■ What the task requires
Take the lines from the head of the listing through the one bearing "import matplotlib.pyplot as plt" and copy them exactly, leaving every picture out.

■ Material
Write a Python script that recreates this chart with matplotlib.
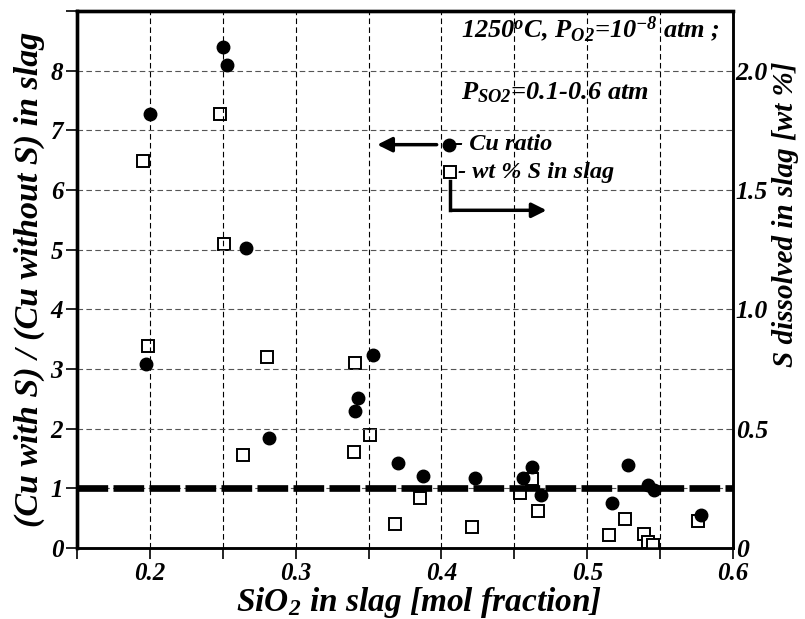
import matplotlib
matplotlib.use("Agg")
import matplotlib.pyplot as plt

plt.rcParams["font.family"] = "Liberation Serif"
plt.rcParams["font.weight"] = "bold"
plt.rcParams["font.style"] = "italic"
plt.rcParams["axes.labelweight"] = "bold"
plt.rcParams["mathtext.fontset"] = "custom"
plt.rcParams["mathtext.rm"] = "Liberation Serif:bold:italic"
plt.rcParams["mathtext.it"] = "Liberation Serif:bold:italic"
plt.rcParams["mathtext.bf"] = "Liberation Serif:bold:italic"

# Cu ratio (left axis)
cu_x = [0.200, 0.250, 0.253, 0.266, 0.197, 0.282, 0.353, 0.343, 0.341, 0.370,
        0.387, 0.423, 0.462, 0.456, 0.468, 0.528, 0.542, 0.546, 0.517, 0.578]
cu_y = [7.27, 8.40, 8.10, 5.02, 3.08, 1.84, 3.23, 2.51, 2.29, 1.42,
        1.21, 1.17, 1.35, 1.18, 0.89, 1.39, 1.06, 0.97, 0.76, 0.55]

# wt % S in slag (right axis)
s_x = [0.195, 0.248, 0.251, 0.199, 0.280, 0.264, 0.341, 0.351, 0.340, 0.385,
       0.368, 0.421, 0.454, 0.462, 0.466, 0.526, 0.515, 0.539, 0.542, 0.545, 0.576]
s_y = [1.62, 1.82, 1.275, 0.847, 0.80, 0.39, 0.775, 0.474, 0.403, 0.21,
       0.10, 0.087, 0.232, 0.29, 0.155, 0.12, 0.055, 0.057, 0.026, 0.013, 0.115]

fig = plt.figure(figsize=(8.05, 6.19), dpi=100)
ax = fig.add_axes([0.0957, 0.1147, 0.8149, 0.8675])
ax2 = ax.twinx()

ax.set_xlim(0.15, 0.6)
ax.set_ylim(0, 9)
ax2.set_ylim(0, 2.25)

ax.set_xticks([0.2, 0.3, 0.4, 0.5, 0.6])
ax.set_xticklabels(["0.2", "0.3", "0.4", "0.5", "0.6"])
ax.set_xticks([0.15, 0.25, 0.35, 0.45, 0.55], minor=True)
ax.set_yticks(range(0, 10))
ax.set_yticklabels(["0", "1", "2", "3", "4", "5", "6", "7", "8", ""])
ax2.set_yticks([0, 0.5, 1.0, 1.5, 2.0])
ax2.set_yticklabels(["0", "0.5", "1.0", "1.5", "2.0"])
ax2.set_yticks([0.25, 0.75, 1.25, 1.75, 2.25], minor=True)

ax.grid(True, which="both", axis="x", color="black", linestyle=(0, (5, 3)), linewidth=0.8)
ax.grid(True, axis="y", color="#555555", linestyle=(0, (5, 3)), linewidth=0.8)
ax.set_axisbelow(True)

ax.tick_params(axis="both", which="both", direction="out", labelsize=18, width=1.2)
ax.tick_params(axis="x", which="major", length=8, pad=2)
ax.tick_params(axis="x", which="minor", length=8)
ax.tick_params(axis="y", length=8, pad=2)
ax2.tick_params(axis="y", which="both", direction="in", length=0, labelsize=18.5, pad=2)

for side, w in [("left", 2.4), ("top", 2.4), ("bottom", 1.8), ("right", 1.8)]:
    ax.spines[side].set_linewidth(w)
    ax2.spines[side].set_linewidth(w)

# reference line at ratio = 1
ax.axhline(1, color="black", linewidth=4.8, dashes=(4.6, 0.8), zorder=3)

ax2.plot(s_x, s_y, linestyle="none", marker="s", markersize=9.3,
         markerfacecolor="white", markeredgecolor="black", markeredgewidth=1.4, zorder=4)
ax.plot(cu_x, cu_y, linestyle="none", marker="o", markersize=9,
        color="black", zorder=5)
ax.set_zorder(ax2.get_zorder() + 1)
ax.patch.set_visible(False)

ax.set_xlabel(r"SiO$_2$ in slag [mol fraction]", fontsize=24)
ax.xaxis.set_label_coords(0.521, -0.068)
ax.set_ylabel("(Cu with S) / (Cu without S) in slag", fontsize=24.5, labelpad=4)
ax2.set_ylabel("S dissolved in slag [wt %]", fontsize=21)
ax2.yaxis.set_label_coords(1.059, 0.622)

# conditions
ax.text(0.4137, 8.69, r"1250$^o$C, P$_{O2}$=10$^{-8}$ atm ;", fontsize=19, va="center")
ax.text(0.4137, 7.63, r"P$_{SO2}$=0.1-0.6 atm", fontsize=19, va="center")

# legend by hand
ax.plot([0.405], [6.76], marker="o", markersize=9, color="black", zorder=6)
ax.text(0.4095, 6.76, "- Cu ratio", fontsize=17.5, va="center")
ax.plot([0.406], [6.30], marker="s", markersize=9.3, markerfacecolor="white",
        markeredgecolor="black", markeredgewidth=1.4, zorder=6)
ax.text(0.411, 6.30, "- wt % S in slag", fontsize=17.5, va="center")
ax.annotate("", xy=(0.354, 6.76), xytext=(0.3986, 6.76),
            arrowprops=dict(arrowstyle="-|>", color="black", lw=2.5, mutation_scale=22))
ax.plot([0.406, 0.406], [6.15, 5.66], color="black", linewidth=2.5, zorder=6)
ax.annotate("", xy=(0.474, 5.66), xytext=(0.405, 5.66),
            arrowprops=dict(arrowstyle="-|>", color="black", lw=2.5, mutation_scale=22))

plt.savefig("out.png", dpi=100)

■ Result of the task
Write a Python script that recreates this chart with matplotlib.
import matplotlib
matplotlib.use("Agg")
import matplotlib.pyplot as plt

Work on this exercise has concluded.